Geary is so done with everyone acting like he’s the second-coming, it’s hilarious. Totally understand, though; I mean, these people just keep doing really stupid stuff with the belief that “Black Jack” would totally be okay with it. He’d actually rather you stayed in position and followed orders, guys, please and thank you.
This series reminds a little of Battlestar Galactica, in that it follows a fleet of spaceships jumping from system to system, trying to evade a larger force that’s determined to blast every one of them into slag. Other than that, however, there isn’t much of a semblance. The Lost Fleet is heavy on the internal workings of military– the politics and the planning. You see a lot of build up before the action gets started. And there is action, of the space-battle variety.

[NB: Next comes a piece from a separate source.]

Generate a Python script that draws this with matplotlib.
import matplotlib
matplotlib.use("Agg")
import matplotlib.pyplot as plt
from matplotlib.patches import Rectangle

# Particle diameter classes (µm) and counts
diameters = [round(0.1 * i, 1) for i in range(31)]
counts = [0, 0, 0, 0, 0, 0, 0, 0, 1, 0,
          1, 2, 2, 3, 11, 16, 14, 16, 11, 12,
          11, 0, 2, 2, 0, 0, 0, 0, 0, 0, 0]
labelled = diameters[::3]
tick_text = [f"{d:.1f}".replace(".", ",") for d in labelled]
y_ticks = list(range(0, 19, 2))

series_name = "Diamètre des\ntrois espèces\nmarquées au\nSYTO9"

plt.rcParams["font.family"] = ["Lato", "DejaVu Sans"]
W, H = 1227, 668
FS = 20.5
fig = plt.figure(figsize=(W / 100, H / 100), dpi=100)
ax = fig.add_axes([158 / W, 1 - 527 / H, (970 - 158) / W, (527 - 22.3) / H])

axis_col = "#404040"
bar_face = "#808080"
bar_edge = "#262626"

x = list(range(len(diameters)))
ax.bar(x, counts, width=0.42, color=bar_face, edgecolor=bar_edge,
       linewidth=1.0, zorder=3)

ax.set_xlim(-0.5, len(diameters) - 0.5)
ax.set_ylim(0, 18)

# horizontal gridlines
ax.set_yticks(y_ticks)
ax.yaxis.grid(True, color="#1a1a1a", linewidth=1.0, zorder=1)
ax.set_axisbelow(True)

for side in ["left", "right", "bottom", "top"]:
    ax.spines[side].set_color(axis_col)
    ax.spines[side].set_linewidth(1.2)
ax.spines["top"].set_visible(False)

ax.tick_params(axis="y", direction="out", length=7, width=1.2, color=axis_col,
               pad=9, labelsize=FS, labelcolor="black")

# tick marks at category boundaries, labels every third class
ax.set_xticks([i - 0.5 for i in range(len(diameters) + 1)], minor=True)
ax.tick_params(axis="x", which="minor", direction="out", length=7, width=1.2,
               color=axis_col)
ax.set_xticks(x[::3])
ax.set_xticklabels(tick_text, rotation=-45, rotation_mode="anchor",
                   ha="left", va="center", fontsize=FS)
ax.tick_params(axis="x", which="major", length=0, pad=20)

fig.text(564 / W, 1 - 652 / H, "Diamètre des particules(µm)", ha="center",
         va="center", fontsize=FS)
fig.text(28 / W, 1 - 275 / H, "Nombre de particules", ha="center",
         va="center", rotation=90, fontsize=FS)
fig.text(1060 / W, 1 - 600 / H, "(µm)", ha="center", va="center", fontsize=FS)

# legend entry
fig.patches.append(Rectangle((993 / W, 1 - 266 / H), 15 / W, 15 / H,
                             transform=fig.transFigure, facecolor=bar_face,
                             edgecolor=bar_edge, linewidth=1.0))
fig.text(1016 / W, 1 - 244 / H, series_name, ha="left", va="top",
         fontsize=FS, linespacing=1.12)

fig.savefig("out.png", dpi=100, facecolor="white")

It’s interesting, too, because these battles are on a grand scale and obey physical laws such as the speed of light. After the fleet jumps to a new system, they often have to wait minutes before they know if there are any Syndics there, since it takes that long for light from those ships to reach them. Locations of ships have to be predicted and calculated so that you can get into position to fire. There’s some measure of waiting to every battle, but they didn’t ever seem boring to me.
The one thing that kind of annoyed me was the hate between Tanya and Victoria. It was semi-explained by a “the military hates the government and vice versa” but it still felt like a catty “you like the guy I like” thing. That trope always kind of pisses me off, and I’m pretty sure it accounts for part of the antagonism between the two women.